■ MATERIAL ■
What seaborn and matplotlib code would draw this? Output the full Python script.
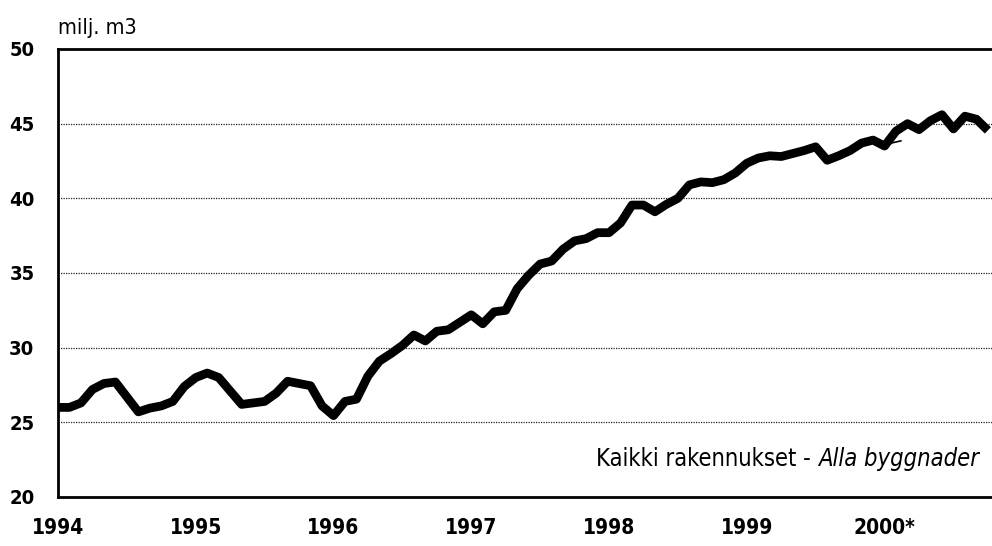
import numpy as np
import pandas as pd
import matplotlib
matplotlib.use("Agg")
import matplotlib.pyplot as plt
import seaborn as sns
from matplotlib import font_manager

# monthly values, Jan 1994 .. Oct 2000 (milj. m3)
vals_1994 = [26.0, 26.0, 26.3, 27.2, 27.6, 27.7, 26.7, 25.7, 25.95, 26.1, 26.4, 27.4]
vals_1995 = [28.0, 28.3, 28.0, 27.1, 26.2, 26.3, 26.4, 26.95, 27.75, 27.6, 27.45, 26.1]
vals_1996 = [25.45, 26.4, 26.55, 28.1, 29.1, 29.6, 30.15, 30.85, 30.45, 31.1, 31.2, 31.7]
vals_1997 = [32.2, 31.6, 32.4, 32.5, 33.95, 34.85, 35.6, 35.8, 36.6, 37.15, 37.3, 37.7]
vals_1998 = [37.7, 38.35, 39.55, 39.55, 39.1, 39.6, 40.0, 40.9, 41.1, 41.05, 41.25, 41.7]
vals_1999 = [42.35, 42.7, 42.85, 42.8, 43.0, 43.2, 43.45, 42.55, 42.85, 43.2, 43.7, 43.9]
vals_2000 = [43.5, 44.5, 45.0, 44.6, 45.2, 45.6, 44.65, 45.5, 45.3, 44.55]

values = vals_1994 + vals_1995 + vals_1996 + vals_1997 + vals_1998 + vals_1999 + vals_2000
years = [1994, 1995, 1996, 1997, 1998, 1999, 2000]
year_labels = ["1994", "1995", "1996", "1997", "1998", "1999", "2000*"]
yticks = [20, 25, 30, 35, 40, 45, 50]

# short thin trend stub at start of 2000
stub_x = [2000.0, 2000.12]
stub_y = [43.6, 43.85]

df = pd.DataFrame({"t": 1994 + np.arange(len(values)) / 12.0, "v": values})

sns.set_style("white")
fonts = font_manager.fontManager.ttflist
have = {f.name for f in fonts}
condensed = any(f.name == "DejaVu Sans" and f.stretch == "condensed" for f in fonts)
if "Liberation Sans Narrow" in have:
    plt.rcParams["font.family"] = ["Liberation Sans Narrow", "DejaVu Sans"]
    stretch = "normal"
else:
    plt.rcParams["font.family"] = ["DejaVu Sans"]
    stretch = "condensed" if condensed else "normal"
plt.rcParams["font.stretch"] = stretch
plt.rcParams["text.color"] = "black"
num_size = 15 if stretch == "condensed" else 13.5
txt_size = 17 if stretch == "condensed" else 14.5

fig = plt.figure(figsize=(9.92, 5.46), dpi=100)
ax = fig.add_axes([58 / 992, 1 - 497 / 546, 1 - 58 / 992, (497 - 49) / 546])

for g in [25, 30, 35, 40, 45]:
    ax.axhline(g, color="#222222", lw=0.9, ls=(0, (1, 1)), zorder=1)

sns.lineplot(data=df, x="t", y="v", ax=ax, color="black", lw=6.3,
             solid_joinstyle="round", solid_capstyle="butt", zorder=3, clip_on=False)
ax.plot(stub_x, stub_y, color="black", lw=1.2, zorder=2)

ax.set_xlim(1994, 2000.78)
ax.set_ylim(20, 50)
ax.set_xticks(years)
ax.set_xticklabels(year_labels)
ax.set_yticks(yticks)
ax.set_xlabel("")
ax.set_ylabel("")

for side in ["left", "bottom", "top"]:
    ax.spines[side].set_visible(True)
    ax.spines[side].set_color("black")
    ax.spines[side].set_linewidth(2)
ax.spines["right"].set_visible(False)

ax.tick_params(axis="x", direction="out", length=9, width=1.2, color="black",
               pad=6, labelsize=num_size, labelcolor="black")
ax.tick_params(axis="y", length=0, pad=17, labelsize=num_size - 0.5, labelcolor="black")
for lab in ax.get_xticklabels() + ax.get_yticklabels():
    lab.set_fontweight("bold")
    lab.set_fontstretch(stretch)

ax.text(0.0, 1.025, "milj. m3", transform=ax.transAxes, fontsize=15.5,
        ha="left", va="bottom", fontstretch=stretch)

it = ax.text(0.986, 0.069, "Alla byggnader", transform=ax.transAxes, fontsize=txt_size,
             style="italic", ha="right", va="baseline", fontstretch=stretch)
fig.canvas.draw()
bb = it.get_window_extent(fig.canvas.get_renderer())
x0 = ax.transAxes.inverted().transform((bb.x0, bb.y0))[0]
ax.text(x0, 0.069, "Kaikki rakennukset - ", transform=ax.transAxes, fontsize=txt_size,
        ha="right", va="baseline", fontstretch=stretch)

fig.savefig("out.png", dpi=100)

■ WRITTEN TASK ■
Leave out the pictures and give the listing above again exactly.

■ WRITTEN ANSWER ■
What seaborn and matplotlib code would draw this? Output the full Python script.
import numpy as np
import pandas as pd
import matplotlib
matplotlib.use("Agg")
import matplotlib.pyplot as plt
import seaborn as sns
from matplotlib import font_manager

# monthly values, Jan 1994 .. Oct 2000 (milj. m3)
vals_1994 = [26.0, 26.0, 26.3, 27.2, 27.6, 27.7, 26.7, 25.7, 25.95, 26.1, 26.4, 27.4]
vals_1995 = [28.0, 28.3, 28.0, 27.1, 26.2, 26.3, 26.4, 26.95, 27.75, 27.6, 27.45, 26.1]
vals_1996 = [25.45, 26.4, 26.55, 28.1, 29.1, 29.6, 30.15, 30.85, 30.45, 31.1, 31.2, 31.7]
vals_1997 = [32.2, 31.6, 32.4, 32.5, 33.95, 34.85, 35.6, 35.8, 36.6, 37.15, 37.3, 37.7]
vals_1998 = [37.7, 38.35, 39.55, 39.55, 39.1, 39.6, 40.0, 40.9, 41.1, 41.05, 41.25, 41.7]
vals_1999 = [42.35, 42.7, 42.85, 42.8, 43.0, 43.2, 43.45, 42.55, 42.85, 43.2, 43.7, 43.9]
vals_2000 = [43.5, 44.5, 45.0, 44.6, 45.2, 45.6, 44.65, 45.5, 45.3, 44.55]

values = vals_1994 + vals_1995 + vals_1996 + vals_1997 + vals_1998 + vals_1999 + vals_2000
years = [1994, 1995, 1996, 1997, 1998, 1999, 2000]
year_labels = ["1994", "1995", "1996", "1997", "1998", "1999", "2000*"]
yticks = [20, 25, 30, 35, 40, 45, 50]

# short thin trend stub at start of 2000
stub_x = [2000.0, 2000.12]
stub_y = [43.6, 43.85]

df = pd.DataFrame({"t": 1994 + np.arange(len(values)) / 12.0, "v": values})

sns.set_style("white")
fonts = font_manager.fontManager.ttflist
have = {f.name for f in fonts}
condensed = any(f.name == "DejaVu Sans" and f.stretch == "condensed" for f in fonts)
if "Liberation Sans Narrow" in have:
    plt.rcParams["font.family"] = ["Liberation Sans Narrow", "DejaVu Sans"]
    stretch = "normal"
else:
    plt.rcParams["font.family"] = ["DejaVu Sans"]
    stretch = "condensed" if condensed else "normal"
plt.rcParams["font.stretch"] = stretch
plt.rcParams["text.color"] = "black"
num_size = 15 if stretch == "condensed" else 13.5
txt_size = 17 if stretch == "condensed" else 14.5

fig = plt.figure(figsize=(9.92, 5.46), dpi=100)
ax = fig.add_axes([58 / 992, 1 - 497 / 546, 1 - 58 / 992, (497 - 49) / 546])

for g in [25, 30, 35, 40, 45]:
    ax.axhline(g, color="#222222", lw=0.9, ls=(0, (1, 1)), zorder=1)

sns.lineplot(data=df, x="t", y="v", ax=ax, color="black", lw=6.3,
             solid_joinstyle="round", solid_capstyle="butt", zorder=3, clip_on=False)
ax.plot(stub_x, stub_y, color="black", lw=1.2, zorder=2)

ax.set_xlim(1994, 2000.78)
ax.set_ylim(20, 50)
ax.set_xticks(years)
ax.set_xticklabels(year_labels)
ax.set_yticks(yticks)
ax.set_xlabel("")
ax.set_ylabel("")

for side in ["left", "bottom", "top"]:
    ax.spines[side].set_visible(True)
    ax.spines[side].set_color("black")
    ax.spines[side].set_linewidth(2)
ax.spines["right"].set_visible(False)

ax.tick_params(axis="x", direction="out", length=9, width=1.2, color="black",
               pad=6, labelsize=num_size, labelcolor="black")
ax.tick_params(axis="y", length=0, pad=17, labelsize=num_size - 0.5, labelcolor="black")
for lab in ax.get_xticklabels() + ax.get_yticklabels():
    lab.set_fontweight("bold")
    lab.set_fontstretch(stretch)

ax.text(0.0, 1.025, "milj. m3", transform=ax.transAxes, fontsize=15.5,
        ha="left", va="bottom", fontstretch=stretch)

it = ax.text(0.986, 0.069, "Alla byggnader", transform=ax.transAxes, fontsize=txt_size,
             style="italic", ha="right", va="baseline", fontstretch=stretch)
fig.canvas.draw()
bb = it.get_window_extent(fig.canvas.get_renderer())
x0 = ax.transAxes.inverted().transform((bb.x0, bb.y0))[0]
ax.text(x0, 0.069, "Kaikki rakennukset - ", transform=ax.transAxes, fontsize=txt_size,
        ha="right", va="baseline", fontstretch=stretch)

fig.savefig("out.png", dpi=100)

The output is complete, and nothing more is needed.